Transformer la pollution en ressource

« C’est un projet anti-écologique car leurs engins de ramassage écrasent les coquillages et les larves », estime Alain Madec. Il récolte à la main des algues brunes et rouges dans le Finistère Nord, il est aussi membre de l’association Eaux et rivières de Bretagne. Le parc naturel marin Iroise confirme dans une étude d’impact que 30 % des tellines, des petits poissons, sont tués pendant le ramassage.
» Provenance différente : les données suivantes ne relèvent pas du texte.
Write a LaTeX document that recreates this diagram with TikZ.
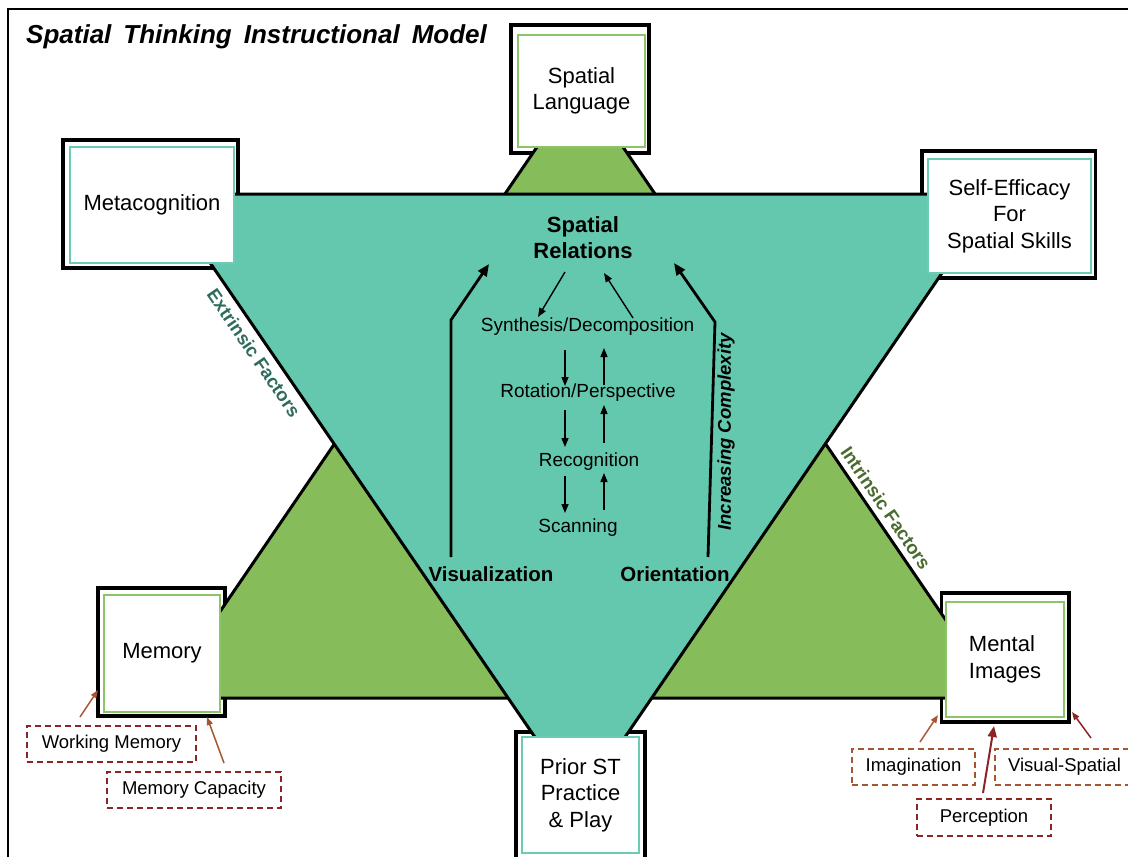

- Cet alambic fait tourner et chauffer la boule remplie d’algues vertes pour extraire du concentré -

Thierry Thomas de la Confédération paysanne dans les Côtes d’Armor, un des départements les plus touchés par les marées vertes, va plus loin : « Olmix, c’est le symbole de ce qu’il ne faut pas faire. On fait de la pollution une ressource, c’est-à-dire qu’on cautionne la pollution aux nitrates. On pourrait finir par considérer qu’il n’y a plus de problème, vu qu’une activité économique est basée sur des déchets. Mais que se passera-t-il si un jour il n’y a plus d’algues vertes ? Le consortium Ulvans risque de faire un chantage à l’emploi ».

Un argument que n’admet pas le PDG d’Olmix : « S’il n’y a plus de marées vertes, on les cultivera » sous serre dans des piscines couvertes ou en mer. Il affirme en fait participer à la réduction des marées vertes. Il transforme les laitues de mer en substitut aux antibiotiques dont sont abreuvés les animaux d’élevage. Il contribue au bien-être animal dans l’élevage intensif. « Il faut arrêter avec les algues vertes, on a pris ce sujet par le mauvais bout ; aujourd’hui, la Bretagne doit avancer dans un sens positif, les algues peuvent devenir une véritable filière industrielle. »
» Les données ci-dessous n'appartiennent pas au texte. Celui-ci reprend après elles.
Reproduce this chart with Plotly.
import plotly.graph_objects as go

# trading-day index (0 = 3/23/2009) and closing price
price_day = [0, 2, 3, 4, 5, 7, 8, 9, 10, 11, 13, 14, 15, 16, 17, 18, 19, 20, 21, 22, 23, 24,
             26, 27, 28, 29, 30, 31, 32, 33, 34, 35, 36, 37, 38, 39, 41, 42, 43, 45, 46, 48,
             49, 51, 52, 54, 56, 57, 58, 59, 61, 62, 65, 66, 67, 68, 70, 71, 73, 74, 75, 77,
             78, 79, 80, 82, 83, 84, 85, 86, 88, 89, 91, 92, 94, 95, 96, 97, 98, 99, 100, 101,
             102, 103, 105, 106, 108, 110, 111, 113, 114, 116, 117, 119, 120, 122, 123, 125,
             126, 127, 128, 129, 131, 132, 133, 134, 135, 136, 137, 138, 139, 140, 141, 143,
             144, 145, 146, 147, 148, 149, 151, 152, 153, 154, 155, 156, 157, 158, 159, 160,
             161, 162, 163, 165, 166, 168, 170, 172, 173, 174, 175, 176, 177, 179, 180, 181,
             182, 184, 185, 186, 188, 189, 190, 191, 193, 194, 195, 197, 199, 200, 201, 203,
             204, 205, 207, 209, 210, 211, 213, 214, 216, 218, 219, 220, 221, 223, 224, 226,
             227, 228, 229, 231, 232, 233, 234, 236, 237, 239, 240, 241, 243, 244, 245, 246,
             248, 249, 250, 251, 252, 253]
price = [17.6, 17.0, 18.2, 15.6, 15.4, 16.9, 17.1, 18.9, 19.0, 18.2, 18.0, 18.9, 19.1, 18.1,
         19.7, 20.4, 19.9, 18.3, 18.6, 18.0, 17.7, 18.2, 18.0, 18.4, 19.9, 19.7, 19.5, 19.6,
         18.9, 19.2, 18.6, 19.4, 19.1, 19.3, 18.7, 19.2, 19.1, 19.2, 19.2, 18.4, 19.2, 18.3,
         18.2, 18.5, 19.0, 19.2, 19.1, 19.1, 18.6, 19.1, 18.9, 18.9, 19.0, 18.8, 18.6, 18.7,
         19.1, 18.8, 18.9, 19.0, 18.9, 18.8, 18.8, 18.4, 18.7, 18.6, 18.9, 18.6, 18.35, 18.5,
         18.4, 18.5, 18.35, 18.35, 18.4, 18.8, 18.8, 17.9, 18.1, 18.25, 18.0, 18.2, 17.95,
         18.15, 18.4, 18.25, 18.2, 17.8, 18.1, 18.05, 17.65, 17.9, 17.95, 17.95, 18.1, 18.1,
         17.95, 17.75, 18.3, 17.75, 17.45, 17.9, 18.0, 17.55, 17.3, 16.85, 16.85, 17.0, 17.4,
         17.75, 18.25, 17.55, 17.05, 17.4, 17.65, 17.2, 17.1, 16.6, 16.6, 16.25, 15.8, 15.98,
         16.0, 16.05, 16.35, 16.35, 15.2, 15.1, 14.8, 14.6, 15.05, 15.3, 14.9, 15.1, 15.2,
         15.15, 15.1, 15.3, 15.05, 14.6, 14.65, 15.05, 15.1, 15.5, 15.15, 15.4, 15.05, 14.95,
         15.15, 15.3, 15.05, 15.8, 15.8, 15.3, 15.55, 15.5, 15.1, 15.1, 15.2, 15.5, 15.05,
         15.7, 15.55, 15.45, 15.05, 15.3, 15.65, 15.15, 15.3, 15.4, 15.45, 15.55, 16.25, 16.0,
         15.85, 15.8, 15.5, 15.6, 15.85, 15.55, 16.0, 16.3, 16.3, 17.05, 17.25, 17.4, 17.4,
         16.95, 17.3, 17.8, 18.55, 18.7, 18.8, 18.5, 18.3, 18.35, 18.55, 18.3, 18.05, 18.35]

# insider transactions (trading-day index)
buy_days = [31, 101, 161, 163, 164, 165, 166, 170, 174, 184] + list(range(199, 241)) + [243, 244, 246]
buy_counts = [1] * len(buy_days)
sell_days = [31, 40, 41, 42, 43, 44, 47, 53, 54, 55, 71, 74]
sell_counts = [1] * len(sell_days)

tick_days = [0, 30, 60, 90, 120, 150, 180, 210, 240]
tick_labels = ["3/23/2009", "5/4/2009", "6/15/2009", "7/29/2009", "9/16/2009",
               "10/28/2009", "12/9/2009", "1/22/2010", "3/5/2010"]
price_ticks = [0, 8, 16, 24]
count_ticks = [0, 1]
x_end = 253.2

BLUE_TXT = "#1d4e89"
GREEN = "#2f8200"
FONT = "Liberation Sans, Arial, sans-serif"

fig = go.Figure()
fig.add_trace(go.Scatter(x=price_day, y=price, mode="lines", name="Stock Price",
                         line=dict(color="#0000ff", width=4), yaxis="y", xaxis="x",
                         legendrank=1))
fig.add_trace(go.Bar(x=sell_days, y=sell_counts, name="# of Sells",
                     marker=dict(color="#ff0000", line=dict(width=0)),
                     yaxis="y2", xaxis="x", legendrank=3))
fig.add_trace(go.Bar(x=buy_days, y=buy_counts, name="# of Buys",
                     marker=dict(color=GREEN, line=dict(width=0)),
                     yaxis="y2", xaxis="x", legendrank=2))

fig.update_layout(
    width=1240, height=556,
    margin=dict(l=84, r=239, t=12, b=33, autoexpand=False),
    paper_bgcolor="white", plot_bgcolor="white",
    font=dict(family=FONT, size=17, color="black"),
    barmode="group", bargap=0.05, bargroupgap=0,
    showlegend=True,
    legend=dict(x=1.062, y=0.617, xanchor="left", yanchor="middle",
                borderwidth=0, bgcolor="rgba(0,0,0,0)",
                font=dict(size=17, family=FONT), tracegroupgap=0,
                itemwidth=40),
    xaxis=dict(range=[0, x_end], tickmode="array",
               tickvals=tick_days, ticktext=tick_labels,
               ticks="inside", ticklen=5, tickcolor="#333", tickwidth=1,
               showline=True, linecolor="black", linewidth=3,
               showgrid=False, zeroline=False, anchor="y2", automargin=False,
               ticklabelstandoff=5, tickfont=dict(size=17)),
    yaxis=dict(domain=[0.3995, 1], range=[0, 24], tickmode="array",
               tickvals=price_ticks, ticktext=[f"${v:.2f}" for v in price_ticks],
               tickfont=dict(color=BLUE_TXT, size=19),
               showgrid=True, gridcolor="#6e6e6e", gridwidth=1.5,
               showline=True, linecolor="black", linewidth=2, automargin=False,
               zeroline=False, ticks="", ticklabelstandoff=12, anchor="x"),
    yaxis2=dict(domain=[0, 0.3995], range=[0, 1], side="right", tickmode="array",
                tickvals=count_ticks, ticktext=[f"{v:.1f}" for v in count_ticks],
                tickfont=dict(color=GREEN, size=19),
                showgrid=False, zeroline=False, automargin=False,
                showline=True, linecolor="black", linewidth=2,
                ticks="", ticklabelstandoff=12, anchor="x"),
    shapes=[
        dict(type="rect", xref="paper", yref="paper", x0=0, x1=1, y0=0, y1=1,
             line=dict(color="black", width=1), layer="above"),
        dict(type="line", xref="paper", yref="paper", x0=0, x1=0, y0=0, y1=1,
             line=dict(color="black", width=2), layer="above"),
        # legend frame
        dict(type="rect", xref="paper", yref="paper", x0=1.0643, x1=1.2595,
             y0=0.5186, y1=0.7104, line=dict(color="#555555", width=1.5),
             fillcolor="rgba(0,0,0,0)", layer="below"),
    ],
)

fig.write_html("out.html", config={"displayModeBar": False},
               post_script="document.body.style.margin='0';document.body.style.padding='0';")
Pour Thierry Thomas, de la Confédération paysanne, revaloriser ces algues n’est pas la solution. « Le vrai problème est qu’il y a trop de bêtes sur une surface trop petite. »


L’OPPOSITION A LA DIRECTIVE NITRATES

L’Europe souhaite limiter depuis 1991 l’apport de nitrates dans les cours d’eau, présents essentiellement dans les engrais agricoles et les déjections animales. Cela signifie changer les habitudes dans les élevages intensifs. Bruxelles a condamné la France en juin dernier pour ne pas avoir suffisamment agi contre la pollution aux nitrates.

La France a tenté de rectifier le tir avec la publication d’un décret mi-août. Pas de quoi satisfaire la Cour de justice de l’Union européenne qui demande une nouvelle condamnation dans son rapport de la mi-janvier.

La directive nitrates consiste à surveiller les cours d’eau, à définir des « zones vulnérables » où les taux de nitrates dépassent les 50 milligrammes par litre et à encadrer les pratiques agricoles afin de limiter la quantité de nitrates épandus. En France, près de 20 000 communes seraient concernées.

La FNSEA, premier syndicat agricole, considère cette réglementation comme trop contraignante. Elle vient de déposer un recours contre le découpage de ces zones vulnérables.